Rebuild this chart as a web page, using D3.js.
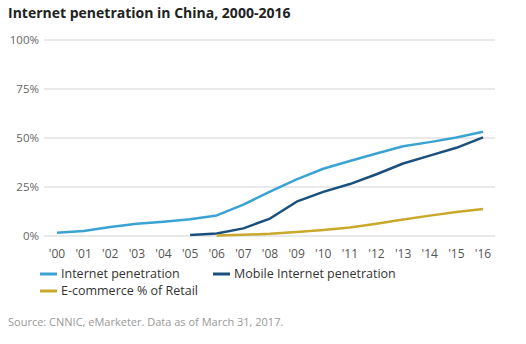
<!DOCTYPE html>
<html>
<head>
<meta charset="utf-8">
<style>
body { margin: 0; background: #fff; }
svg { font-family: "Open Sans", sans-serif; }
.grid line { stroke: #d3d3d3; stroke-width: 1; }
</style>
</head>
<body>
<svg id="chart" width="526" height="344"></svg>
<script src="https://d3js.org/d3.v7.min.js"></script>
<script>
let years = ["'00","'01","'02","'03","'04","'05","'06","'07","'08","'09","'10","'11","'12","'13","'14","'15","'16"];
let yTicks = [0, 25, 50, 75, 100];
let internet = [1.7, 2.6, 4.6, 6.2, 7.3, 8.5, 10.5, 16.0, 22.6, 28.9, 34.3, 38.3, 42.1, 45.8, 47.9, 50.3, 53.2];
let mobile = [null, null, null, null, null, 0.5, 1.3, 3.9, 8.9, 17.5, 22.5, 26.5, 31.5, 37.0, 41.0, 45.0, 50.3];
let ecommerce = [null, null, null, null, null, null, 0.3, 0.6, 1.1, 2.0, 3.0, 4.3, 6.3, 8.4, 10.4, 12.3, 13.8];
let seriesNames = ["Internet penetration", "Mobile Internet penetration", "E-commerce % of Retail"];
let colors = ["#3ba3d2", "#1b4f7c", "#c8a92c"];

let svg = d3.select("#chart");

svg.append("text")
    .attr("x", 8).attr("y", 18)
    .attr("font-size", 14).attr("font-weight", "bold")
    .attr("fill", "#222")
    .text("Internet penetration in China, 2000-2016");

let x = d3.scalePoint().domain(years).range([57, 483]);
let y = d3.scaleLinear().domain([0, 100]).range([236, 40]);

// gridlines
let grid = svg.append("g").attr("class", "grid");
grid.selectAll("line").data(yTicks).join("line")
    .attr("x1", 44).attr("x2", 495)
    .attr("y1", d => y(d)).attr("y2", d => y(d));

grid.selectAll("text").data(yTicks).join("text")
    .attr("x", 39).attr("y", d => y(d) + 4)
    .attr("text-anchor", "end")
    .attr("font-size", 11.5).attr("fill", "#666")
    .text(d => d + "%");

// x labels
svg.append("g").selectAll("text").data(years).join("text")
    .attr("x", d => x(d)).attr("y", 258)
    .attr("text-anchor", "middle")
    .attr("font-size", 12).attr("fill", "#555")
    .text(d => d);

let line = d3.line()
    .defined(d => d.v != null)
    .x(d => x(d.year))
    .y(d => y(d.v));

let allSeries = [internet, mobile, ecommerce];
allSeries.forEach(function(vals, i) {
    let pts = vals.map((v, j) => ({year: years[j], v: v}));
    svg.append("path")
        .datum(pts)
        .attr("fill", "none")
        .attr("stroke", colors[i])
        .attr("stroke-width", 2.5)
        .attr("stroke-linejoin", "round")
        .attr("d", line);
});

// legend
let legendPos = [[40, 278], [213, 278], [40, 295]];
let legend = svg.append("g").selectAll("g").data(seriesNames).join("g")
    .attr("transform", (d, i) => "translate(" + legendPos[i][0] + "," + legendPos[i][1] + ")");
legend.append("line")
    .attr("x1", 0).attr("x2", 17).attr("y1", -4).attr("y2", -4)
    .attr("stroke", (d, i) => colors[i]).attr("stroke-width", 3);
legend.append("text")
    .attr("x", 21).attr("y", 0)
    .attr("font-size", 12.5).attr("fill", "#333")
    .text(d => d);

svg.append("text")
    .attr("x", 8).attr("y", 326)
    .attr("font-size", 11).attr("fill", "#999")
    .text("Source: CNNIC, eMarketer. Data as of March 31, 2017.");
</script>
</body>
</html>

■ Exercise task ■
Output the data above without changes, apart from leaving out the pictures.

■ Answer to the exercise ■
Rebuild this chart as a web page, using D3.js.
<!DOCTYPE html>
<html>
<head>
<meta charset="utf-8">
<style>
body { margin: 0; background: #fff; }
svg { font-family: "Open Sans", sans-serif; }
.grid line { stroke: #d3d3d3; stroke-width: 1; }
</style>
</head>
<body>
<svg id="chart" width="526" height="344"></svg>
<script src="https://d3js.org/d3.v7.min.js"></script>
<script>
let years = ["'00","'01","'02","'03","'04","'05","'06","'07","'08","'09","'10","'11","'12","'13","'14","'15","'16"];
let yTicks = [0, 25, 50, 75, 100];
let internet = [1.7, 2.6, 4.6, 6.2, 7.3, 8.5, 10.5, 16.0, 22.6, 28.9, 34.3, 38.3, 42.1, 45.8, 47.9, 50.3, 53.2];
let mobile = [null, null, null, null, null, 0.5, 1.3, 3.9, 8.9, 17.5, 22.5, 26.5, 31.5, 37.0, 41.0, 45.0, 50.3];
let ecommerce = [null, null, null, null, null, null, 0.3, 0.6, 1.1, 2.0, 3.0, 4.3, 6.3, 8.4, 10.4, 12.3, 13.8];
let seriesNames = ["Internet penetration", "Mobile Internet penetration", "E-commerce % of Retail"];
let colors = ["#3ba3d2", "#1b4f7c", "#c8a92c"];

let svg = d3.select("#chart");

svg.append("text")
    .attr("x", 8).attr("y", 18)
    .attr("font-size", 14).attr("font-weight", "bold")
    .attr("fill", "#222")
    .text("Internet penetration in China, 2000-2016");

let x = d3.scalePoint().domain(years).range([57, 483]);
let y = d3.scaleLinear().domain([0, 100]).range([236, 40]);

// gridlines
let grid = svg.append("g").attr("class", "grid");
grid.selectAll("line").data(yTicks).join("line")
    .attr("x1", 44).attr("x2", 495)
    .attr("y1", d => y(d)).attr("y2", d => y(d));

grid.selectAll("text").data(yTicks).join("text")
    .attr("x", 39).attr("y", d => y(d) + 4)
    .attr("text-anchor", "end")
    .attr("font-size", 11.5).attr("fill", "#666")
    .text(d => d + "%");

// x labels
svg.append("g").selectAll("text").data(years).join("text")
    .attr("x", d => x(d)).attr("y", 258)
    .attr("text-anchor", "middle")
    .attr("font-size", 12).attr("fill", "#555")
    .text(d => d);

let line = d3.line()
    .defined(d => d.v != null)
    .x(d => x(d.year))
    .y(d => y(d.v));

let allSeries = [internet, mobile, ecommerce];
allSeries.forEach(function(vals, i) {
    let pts = vals.map((v, j) => ({year: years[j], v: v}));
    svg.append("path")
        .datum(pts)
        .attr("fill", "none")
        .attr("stroke", colors[i])
        .attr("stroke-width", 2.5)
        .attr("stroke-linejoin", "round")
        .attr("d", line);
});

// legend
let legendPos = [[40, 278], [213, 278], [40, 295]];
let legend = svg.append("g").selectAll("g").data(seriesNames).join("g")
    .attr("transform", (d, i) => "translate(" + legendPos[i][0] + "," + legendPos[i][1] + ")");
legend.append("line")
    .attr("x1", 0).attr("x2", 17).attr("y1", -4).attr("y2", -4)
    .attr("stroke", (d, i) => colors[i]).attr("stroke-width", 3);
legend.append("text")
    .attr("x", 21).attr("y", 0)
    .attr("font-size", 12.5).attr("fill", "#333")
    .text(d => d);

svg.append("text")
    .attr("x", 8).attr("y", 326)
    .attr("font-size", 11).attr("fill", "#999")
    .text("Source: CNNIC, eMarketer. Data as of March 31, 2017.");
</script>
</body>
</html>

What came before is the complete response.